I think lackey's point is that your wall appears to be a pile of rocks that are all kind of glued together or stuffed into an invisible cube, rather than looking like a boulder or an outcropping you might see in real life somewhere. This is not, obviously, to say that it should be realistic, only that it should be more believable. Most of your tiles right now have a distinct flavor of referencing other platformer games more than they are referencing art or real life, and I think because of that they are very scattered, abstract, and flat. You'll notice on both Lackey's mockups and Indigo's banner that the stone/rock/dirt tiles seem to form one cohesive surface, rather than a shambles of stones piled up like an old midieval hut of some sort. This is a more believable surface than a pile of stones that are sort of unbelievably vertical in their orientation.
At least for me, something that has helped my level art a LOT is to draw basically to-scale mockups in my little sketchbook, usually away from the computer entirely. I'll go through and doodle sections of the level, and any part that I'm having trouble executing int he sketchbook i KNOW i will have a lot of trouble executing in pixel art. For things like rocks, dirt and grass especially this has made a huge difference for me.
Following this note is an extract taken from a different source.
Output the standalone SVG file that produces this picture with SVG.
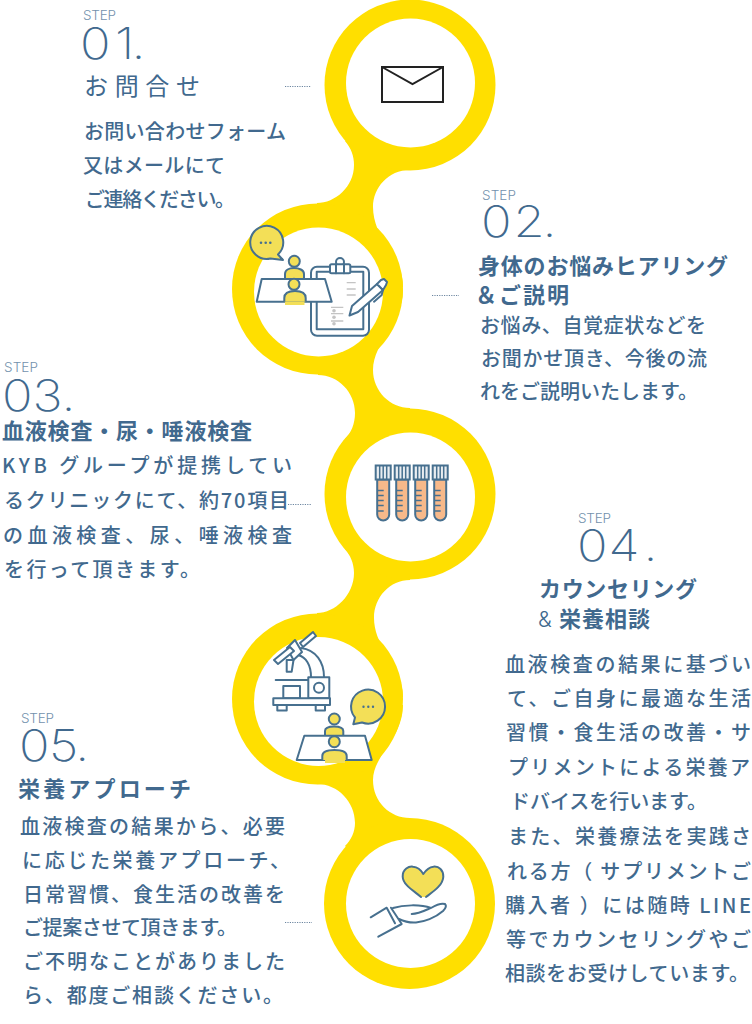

Sketching is generally much faster than doing a fully realized pixeled test, and it can go a long ways toward helping you explore what works and what doesn't. It's an opportunity to think about and explore the materials and surfaces that you want to render without getting hung up on the particulars of palettes and AA and all of these trappings of good pixel art.
I feel like if you were just making a pencil drawing of some grass with a rocky outcropping you would not draw it like a pile of pebbles!